Many Monmouth County residents spent the first day of November cleaning up after a powerful storm caused damage around the area.
Route 34 remained shut down Friday afternoon from the Collingswood Circle to Interstate-195 due to down trees and powerlines. Officials say that they don’t expect that stretch to reopen until Sunday.
The storm ripped through Kevin Maloney’s neighborhood on Center Street in Neptune.
“It was probably about 1, 1:15 a.m. and dead asleep and it sounded like a truck drove straight through my living room,” he says. “We were like, ‘Oh my God. What was that?’”
A tree limb fell across his roof. The wind knocked down more trees across the street.

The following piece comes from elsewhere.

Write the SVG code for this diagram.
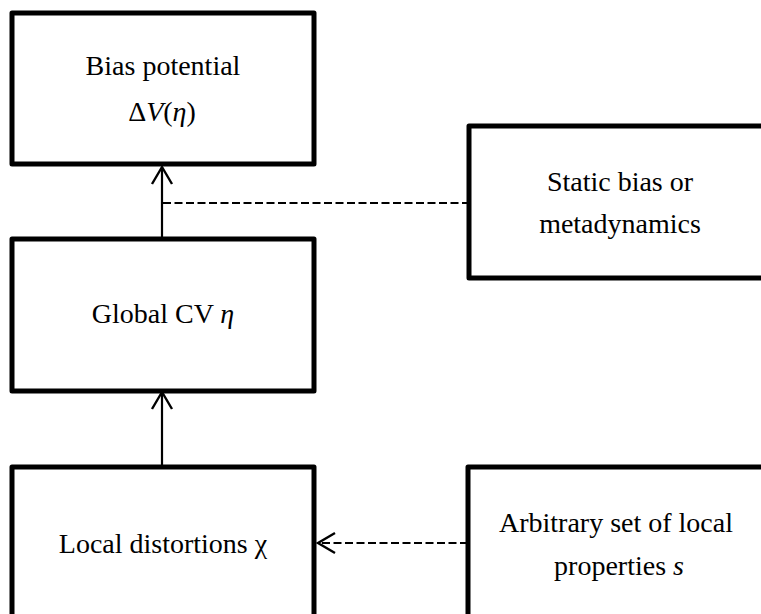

"Our two trees were next to each other. I have a tall pine tree and [my neighbor] had a big oak tree and so it went through the fence and got my shed, my fence, her whole property and the house in back of us,” says Donna Schaefer.
Julianne Chandler says that a tree nearly fell on her home.
"I’m really lucky that the wind blew it right across instead of on me because it would've crushed the house,” she says.
Wall Township officials helped residents to clear trees that came down in their neighborhoods. Two buildings at the Monmouth Executive Airport collapsed due to the weather conditions. No injuries were reported.
County officials are asking residents to be patient as the cleanup continues and to slow down on the roads to protect working repair crews.